I imagine the vector A being split into k blocks of n/k bits each. I denote by QΔ the Δ-th partial sum inside each block, i.e. the vector ( Q(Δ), Q(Δ + n/k), Q(Δ + 2n/k), ...).
We now look at Q0 (the first query in each block) and QΔ for some arbitrary Δ. The main technical question is: how much more efficient is it to encode Q0 and QΔ jointly, as opposed to encoding them separately?
Lemma 1. H(Q0) + H(QΔ) − H(Q0, QΔ)) = Ω(k)

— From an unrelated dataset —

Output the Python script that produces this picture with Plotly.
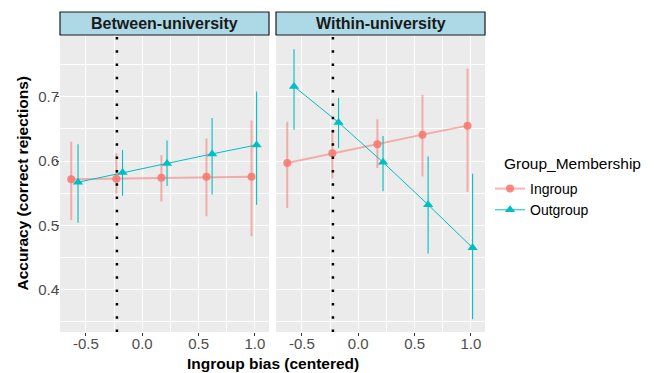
import plotly.graph_objects as go

# ---------------- data ----------------
panels = ["Between-university", "Within-university"]
group_names = ["Ingroup", "Outgroup"]
legend_title = "Group_Membership"

x_ingroup = [-0.63, -0.23, 0.17, 0.57, 0.97]
x_outgroup = [-0.57, -0.175, 0.22, 0.62, 1.015]

between_in_y = [0.5715, 0.5725, 0.574, 0.5755, 0.5755]
between_in_hi = [0.630, 0.612, 0.609, 0.635, 0.663]
between_in_lo = [0.508, 0.549, 0.537, 0.514, 0.483]

between_out_y = [0.567, 0.582, 0.596, 0.611, 0.625]
between_out_hi = [0.626, 0.617, 0.632, 0.667, 0.708]
between_out_lo = [0.504, 0.546, 0.561, 0.548, 0.532]

within_in_y = [0.597, 0.612, 0.626, 0.641, 0.655]
within_in_hi = [0.661, 0.649, 0.665, 0.703, 0.744]
within_in_lo = [0.527, 0.573, 0.589, 0.576, 0.552]

within_out_y = [0.716, 0.660, 0.598, 0.532, 0.465]
within_out_hi = [0.774, 0.698, 0.639, 0.607, 0.580]
within_out_lo = [0.649, 0.620, 0.553, 0.456, 0.354]

mean_bias = -0.225  # dotted reference line

x_ticks = [-0.5, 0.0, 0.5, 1.0]
x_ticklabels = ["-0.5", "0.0", "0.5", "1.0"]
y_ticks = [0.4, 0.5, 0.6, 0.7]
y_ticklabels = ["0.4", "0.5", "0.6", "0.7"]

# ---------------- style ----------------
FONT = "Liberation Sans, Arial, sans-serif"
IN_FAINT = "rgba(248,118,109,0.55)"
OUT_COL = "#00BFC4"

OFF = 8  # page body margin
W, H = 654 - OFF, 373 - OFF
L, T = 60 - OFF, 12 - OFF
R, B = W - (485 - OFF), H - (332 - OFF)
plot_w = W - L - R
plot_h = H - T - B
dom_top = 1 - (35 - 12) / plot_h
left_dom = [0, (269 - 60) / plot_w]
right_dom = [(276 - 60) / plot_w, 1]


def px_x(px):
    return (px - 60) / plot_w


def px_y(py):
    return 1 - (py - 12) / plot_h


def err(y, hi, lo):
    return [h - v for h, v in zip(hi, y)], [v - l for v, l in zip(y, lo)]


fig = go.Figure()

series = [
    ("x", "y", between_in_y, between_in_hi, between_in_lo, between_out_y, between_out_hi, between_out_lo, True),
    ("x2", "y2", within_in_y, within_in_hi, within_in_lo, within_out_y, within_out_hi, within_out_lo, False),
]

for xa, ya, iy, ihi, ilo, oy, ohi, olo, show in series:
    ep, em = err(iy, ihi, ilo)
    fig.add_trace(go.Scatter(
        x=x_ingroup, y=iy, xaxis=xa, yaxis=ya, mode="lines+markers",
        name=group_names[0], legendgroup="in", showlegend=show,
        line=dict(color=IN_FAINT, width=2),
        marker=dict(symbol="circle", size=8, color="rgba(248,118,109,0.85)"),
        error_y=dict(type="data", array=ep, arrayminus=em, width=0,
                     thickness=2, color=IN_FAINT),
    ))
    ep, em = err(oy, ohi, olo)
    fig.add_trace(go.Scatter(
        x=x_outgroup, y=oy, xaxis=xa, yaxis=ya, mode="lines+markers",
        name=group_names[1], legendgroup="out", showlegend=show,
        line=dict(color=OUT_COL, width=1),
        marker=dict(symbol="triangle-up", size=9, color=OUT_COL),
        error_y=dict(type="data", array=ep, arrayminus=em, width=0,
                     thickness=1.1, color=OUT_COL),
    ))

xaxis_common = dict(
    range=[-0.73, 1.125], tickvals=x_ticks, ticktext=x_ticklabels,
    showgrid=True, gridcolor="white", gridwidth=1.1,
    minor=dict(showgrid=True, gridcolor="white", gridwidth=0.5, dtick=0.25, tick0=0),
    zeroline=False, ticks="outside", ticklen=3, tickcolor="#333333",
    tickfont=dict(family=FONT, size=15, color="#4d4d4d"), showline=False,
    ticklabelstandoff=-5,
)
yaxis_common = dict(
    range=[0.334, 0.796], tickvals=y_ticks, ticktext=y_ticklabels,
    showgrid=True, gridcolor="white", gridwidth=1.1,
    minor=dict(showgrid=True, gridcolor="white", gridwidth=0.5, dtick=0.05, tick0=0),
    zeroline=False, domain=[0, dom_top],
)

fig.update_layout(
    width=W, height=H,
    margin=dict(l=L, r=R, t=T, b=B, autoexpand=False),
    paper_bgcolor="white", plot_bgcolor="#ebebeb",
    font=dict(family=FONT, color="black"),
    xaxis=dict(domain=left_dom, anchor="y", **xaxis_common),
    xaxis2=dict(domain=right_dom, anchor="y2", **xaxis_common),
    yaxis=dict(anchor="x", ticks="outside", ticklen=3, tickcolor="#333333",
               tickfont=dict(family=FONT, size=15, color="#4d4d4d"),
               ticklabelstandoff=-6, **yaxis_common),
    yaxis2=dict(anchor="x2", matches="y", showticklabels=False, ticks="", **yaxis_common),
    legend=dict(
        x=px_x(490), xanchor="left", y=px_y(173), yanchor="top",
        font=dict(family=FONT, size=14, color="black"),
        bgcolor="rgba(0,0,0,0)", tracegroupgap=0, itemwidth=30,
    ),
    showlegend=True,
)

shapes = []
annotations = []
for i, (dom, title) in enumerate(zip([left_dom, right_dom], panels)):
    shapes.append(dict(type="rect", xref="paper", yref="paper",
                       x0=dom[0], x1=dom[1], y0=dom_top, y1=1,
                       fillcolor="#add8e6", line=dict(color="#1a1a1a", width=1.2)))
    annotations.append(dict(text="<b>%s</b>" % title, xref="paper", yref="paper",
                            x=(dom[0] + dom[1]) / 2, y=(dom_top + 1) / 2,
                            showarrow=False, xanchor="center", yanchor="middle",
                            font=dict(family=FONT, size=16, color="#1a1a1a")))
    xr = "x" if i == 0 else "x2"
    yr = "y domain" if i == 0 else "y2 domain"
    shapes.append(dict(type="line", xref=xr, yref=yr, x0=mean_bias, x1=mean_bias,
                       y0=0, y1=1, line=dict(color="black", width=2.5, dash="2.5px,10.8px")))

annotations.append(dict(text=legend_title, xref="paper", yref="paper",
                        x=px_x(502), y=px_y(163), showarrow=False,
                        xanchor="left", yanchor="middle",
                        font=dict(family=FONT, size=15.5, color="black")))
annotations.append(dict(text="<b>Ingroup bias (centered)</b>", xref="paper", yref="paper",
                        x=0.5, y=px_y(363), showarrow=False,
                        xanchor="center", yanchor="middle",
                        font=dict(family=FONT, size=15.5, color="black")))
annotations.append(dict(text="<b>Accuracy (correct rejections)</b>", xref="paper", yref="paper",
                        x=px_x(22), y=dom_top / 2, showarrow=False, textangle=-90,
                        xanchor="center", yanchor="middle",
                        font=dict(family=FONT, size=15.5, color="black")))

fig.update_layout(shapes=shapes, annotations=annotations)
fig.write_html("out.html")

Proof. The lemma is simple and intuitive. First remark that H(a, a+b, a+b+c) = H(a, b, c); furthermore, this is H(a)+H(b)+H(c) if a, b, and c are independent. Thus, H(Q0) = H(sum in block 1) + H(sum in block 2) + ... Of course, the sum in a block is a binomial with n/k Bernoulli trials. Thus, H(Q0) = (k-1) * h(n/k), where I use h to denote the entropy of a binomial.
Just the same, H(QΔ) = h(Δ) + (k-1) * h(n/k). Thus H(Q0) + H(QΔ) ≈ 2k * h(n/k).
Finally, H(Q0, QΔ)) = h(Δ) + h(n/k - Δ) + h(Δ) + h(n/k - Δ) + ... ≈ k*h(Δ) + k*h(n/k-Δ). Indeed, I can break (Q0, QΔ) into 2k independent components: the sum up to Δ, the sum from there up to n/k, the sum from there up to n/k + Δ, the sum from there up to 2n/k, and so on.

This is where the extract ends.